▶ **Short problem**: Return all the data below as it stands, minus the pictures.

+ + + + +

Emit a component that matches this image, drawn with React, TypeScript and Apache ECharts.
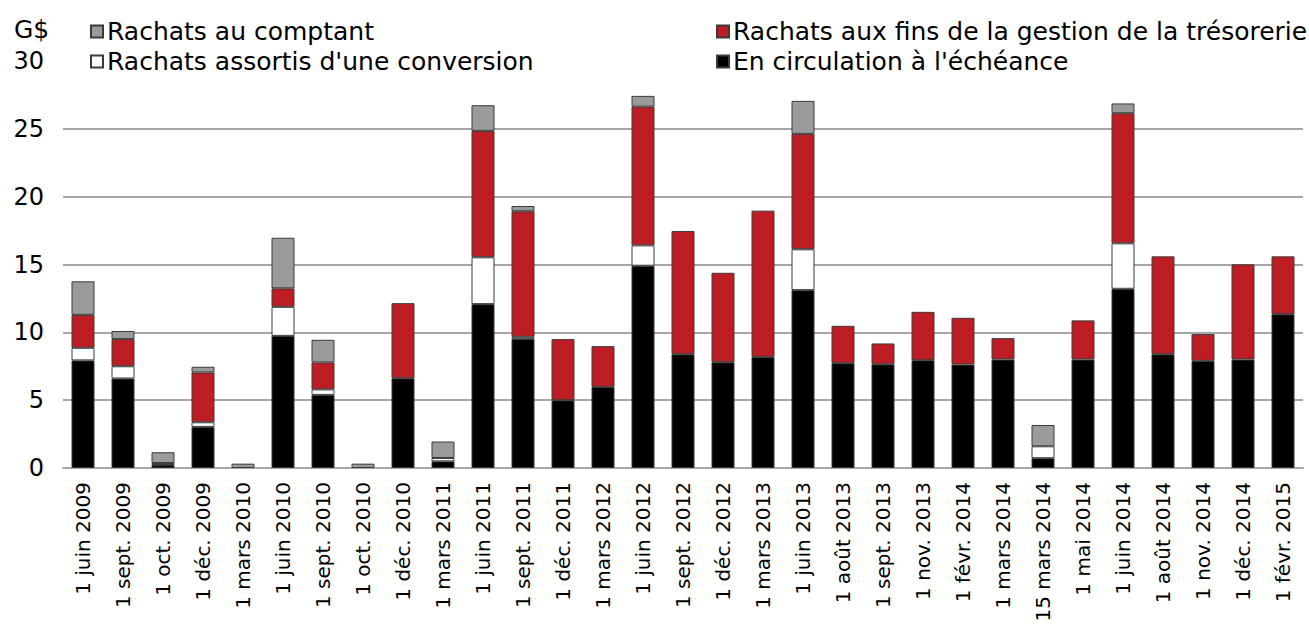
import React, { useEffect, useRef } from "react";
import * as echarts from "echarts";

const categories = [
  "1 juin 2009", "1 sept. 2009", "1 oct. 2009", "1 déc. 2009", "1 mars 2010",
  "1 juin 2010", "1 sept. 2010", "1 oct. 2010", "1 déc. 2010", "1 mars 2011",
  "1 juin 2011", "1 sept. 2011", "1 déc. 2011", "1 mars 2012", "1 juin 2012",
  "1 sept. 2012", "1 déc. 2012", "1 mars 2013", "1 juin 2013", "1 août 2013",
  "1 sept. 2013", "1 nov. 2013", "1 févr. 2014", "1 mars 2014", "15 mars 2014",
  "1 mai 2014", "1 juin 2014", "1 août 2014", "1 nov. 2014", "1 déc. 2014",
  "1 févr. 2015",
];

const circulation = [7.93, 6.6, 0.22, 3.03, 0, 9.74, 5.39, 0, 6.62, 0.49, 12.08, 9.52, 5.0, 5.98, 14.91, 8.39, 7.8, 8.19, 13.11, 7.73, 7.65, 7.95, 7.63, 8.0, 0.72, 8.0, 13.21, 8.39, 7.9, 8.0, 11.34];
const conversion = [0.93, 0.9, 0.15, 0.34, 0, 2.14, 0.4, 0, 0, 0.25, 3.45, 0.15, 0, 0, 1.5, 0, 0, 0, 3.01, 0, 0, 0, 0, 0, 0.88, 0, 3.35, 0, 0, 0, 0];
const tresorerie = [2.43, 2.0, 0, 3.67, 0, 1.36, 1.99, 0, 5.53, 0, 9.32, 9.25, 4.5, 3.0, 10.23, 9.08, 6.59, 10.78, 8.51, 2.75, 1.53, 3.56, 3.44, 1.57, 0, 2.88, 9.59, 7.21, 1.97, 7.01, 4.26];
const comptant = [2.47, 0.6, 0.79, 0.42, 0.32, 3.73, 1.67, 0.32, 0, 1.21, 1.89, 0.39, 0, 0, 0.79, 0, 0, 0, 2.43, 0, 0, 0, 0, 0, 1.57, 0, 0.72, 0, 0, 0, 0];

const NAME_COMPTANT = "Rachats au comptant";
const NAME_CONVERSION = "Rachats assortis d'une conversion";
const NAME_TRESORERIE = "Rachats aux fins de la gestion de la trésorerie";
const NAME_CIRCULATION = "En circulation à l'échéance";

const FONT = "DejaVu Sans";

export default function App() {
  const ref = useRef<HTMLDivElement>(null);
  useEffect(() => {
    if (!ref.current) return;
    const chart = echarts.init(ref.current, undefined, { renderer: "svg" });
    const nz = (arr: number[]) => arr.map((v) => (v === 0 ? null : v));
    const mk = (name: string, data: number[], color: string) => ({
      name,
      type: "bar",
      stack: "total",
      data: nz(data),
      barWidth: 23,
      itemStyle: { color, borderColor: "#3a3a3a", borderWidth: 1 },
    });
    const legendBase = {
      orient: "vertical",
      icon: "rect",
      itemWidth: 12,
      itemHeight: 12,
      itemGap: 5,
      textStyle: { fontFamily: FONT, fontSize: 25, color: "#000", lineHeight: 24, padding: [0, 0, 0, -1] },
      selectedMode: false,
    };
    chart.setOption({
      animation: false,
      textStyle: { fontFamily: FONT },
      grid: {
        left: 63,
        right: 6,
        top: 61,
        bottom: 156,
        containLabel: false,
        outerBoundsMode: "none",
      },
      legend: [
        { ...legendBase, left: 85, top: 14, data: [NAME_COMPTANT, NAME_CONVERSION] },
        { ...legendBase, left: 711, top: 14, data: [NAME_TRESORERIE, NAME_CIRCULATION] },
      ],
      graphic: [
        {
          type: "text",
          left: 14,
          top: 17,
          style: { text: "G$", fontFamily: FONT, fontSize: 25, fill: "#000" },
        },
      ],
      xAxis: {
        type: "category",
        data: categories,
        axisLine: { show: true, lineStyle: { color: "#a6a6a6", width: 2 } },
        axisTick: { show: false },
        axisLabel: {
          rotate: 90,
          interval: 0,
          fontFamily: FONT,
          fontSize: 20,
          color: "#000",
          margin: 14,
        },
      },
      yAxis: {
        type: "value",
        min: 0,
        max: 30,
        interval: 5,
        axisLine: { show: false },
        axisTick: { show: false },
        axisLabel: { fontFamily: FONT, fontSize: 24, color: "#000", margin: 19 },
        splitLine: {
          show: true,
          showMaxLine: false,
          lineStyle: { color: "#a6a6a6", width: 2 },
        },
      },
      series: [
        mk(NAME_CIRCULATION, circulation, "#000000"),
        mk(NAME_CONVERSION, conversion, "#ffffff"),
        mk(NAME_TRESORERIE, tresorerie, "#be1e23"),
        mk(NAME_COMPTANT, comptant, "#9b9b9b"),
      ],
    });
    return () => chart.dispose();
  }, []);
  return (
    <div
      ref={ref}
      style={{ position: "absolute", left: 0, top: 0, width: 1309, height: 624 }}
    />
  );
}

+ + + + +

▶ **Exercise response**:
Emit a component that matches this image, drawn with React, TypeScript and Apache ECharts.
import React, { useEffect, useRef } from "react";
import * as echarts from "echarts";

const categories = [
  "1 juin 2009", "1 sept. 2009", "1 oct. 2009", "1 déc. 2009", "1 mars 2010",
  "1 juin 2010", "1 sept. 2010", "1 oct. 2010", "1 déc. 2010", "1 mars 2011",
  "1 juin 2011", "1 sept. 2011", "1 déc. 2011", "1 mars 2012", "1 juin 2012",
  "1 sept. 2012", "1 déc. 2012", "1 mars 2013", "1 juin 2013", "1 août 2013",
  "1 sept. 2013", "1 nov. 2013", "1 févr. 2014", "1 mars 2014", "15 mars 2014",
  "1 mai 2014", "1 juin 2014", "1 août 2014", "1 nov. 2014", "1 déc. 2014",
  "1 févr. 2015",
];

const circulation = [7.93, 6.6, 0.22, 3.03, 0, 9.74, 5.39, 0, 6.62, 0.49, 12.08, 9.52, 5.0, 5.98, 14.91, 8.39, 7.8, 8.19, 13.11, 7.73, 7.65, 7.95, 7.63, 8.0, 0.72, 8.0, 13.21, 8.39, 7.9, 8.0, 11.34];
const conversion = [0.93, 0.9, 0.15, 0.34, 0, 2.14, 0.4, 0, 0, 0.25, 3.45, 0.15, 0, 0, 1.5, 0, 0, 0, 3.01, 0, 0, 0, 0, 0, 0.88, 0, 3.35, 0, 0, 0, 0];
const tresorerie = [2.43, 2.0, 0, 3.67, 0, 1.36, 1.99, 0, 5.53, 0, 9.32, 9.25, 4.5, 3.0, 10.23, 9.08, 6.59, 10.78, 8.51, 2.75, 1.53, 3.56, 3.44, 1.57, 0, 2.88, 9.59, 7.21, 1.97, 7.01, 4.26];
const comptant = [2.47, 0.6, 0.79, 0.42, 0.32, 3.73, 1.67, 0.32, 0, 1.21, 1.89, 0.39, 0, 0, 0.79, 0, 0, 0, 2.43, 0, 0, 0, 0, 0, 1.57, 0, 0.72, 0, 0, 0, 0];

const NAME_COMPTANT = "Rachats au comptant";
const NAME_CONVERSION = "Rachats assortis d'une conversion";
const NAME_TRESORERIE = "Rachats aux fins de la gestion de la trésorerie";
const NAME_CIRCULATION = "En circulation à l'échéance";

const FONT = "DejaVu Sans";

export default function App() {
  const ref = useRef<HTMLDivElement>(null);
  useEffect(() => {
    if (!ref.current) return;
    const chart = echarts.init(ref.current, undefined, { renderer: "svg" });
    const nz = (arr: number[]) => arr.map((v) => (v === 0 ? null : v));
    const mk = (name: string, data: number[], color: string) => ({
      name,
      type: "bar",
      stack: "total",
      data: nz(data),
      barWidth: 23,
      itemStyle: { color, borderColor: "#3a3a3a", borderWidth: 1 },
    });
    const legendBase = {
      orient: "vertical",
      icon: "rect",
      itemWidth: 12,
      itemHeight: 12,
      itemGap: 5,
      textStyle: { fontFamily: FONT, fontSize: 25, color: "#000", lineHeight: 24, padding: [0, 0, 0, -1] },
      selectedMode: false,
    };
    chart.setOption({
      animation: false,
      textStyle: { fontFamily: FONT },
      grid: {
        left: 63,
        right: 6,
        top: 61,
        bottom: 156,
        containLabel: false,
        outerBoundsMode: "none",
      },
      legend: [
        { ...legendBase, left: 85, top: 14, data: [NAME_COMPTANT, NAME_CONVERSION] },
        { ...legendBase, left: 711, top: 14, data: [NAME_TRESORERIE, NAME_CIRCULATION] },
      ],
      graphic: [
        {
          type: "text",
          left: 14,
          top: 17,
          style: { text: "G$", fontFamily: FONT, fontSize: 25, fill: "#000" },
        },
      ],
      xAxis: {
        type: "category",
        data: categories,
        axisLine: { show: true, lineStyle: { color: "#a6a6a6", width: 2 } },
        axisTick: { show: false },
        axisLabel: {
          rotate: 90,
          interval: 0,
          fontFamily: FONT,
          fontSize: 20,
          color: "#000",
          margin: 14,
        },
      },
      yAxis: {
        type: "value",
        min: 0,
        max: 30,
        interval: 5,
        axisLine: { show: false },
        axisTick: { show: false },
        axisLabel: { fontFamily: FONT, fontSize: 24, color: "#000", margin: 19 },
        splitLine: {
          show: true,
          showMaxLine: false,
          lineStyle: { color: "#a6a6a6", width: 2 },
        },
      },
      series: [
        mk(NAME_CIRCULATION, circulation, "#000000"),
        mk(NAME_CONVERSION, conversion, "#ffffff"),
        mk(NAME_TRESORERIE, tresorerie, "#be1e23"),
        mk(NAME_COMPTANT, comptant, "#9b9b9b"),
      ],
    });
    return () => chart.dispose();
  }, []);
  return (
    <div
      ref={ref}
      style={{ position: "absolute", left: 0, top: 0, width: 1309, height: 624 }}
    />
  );
}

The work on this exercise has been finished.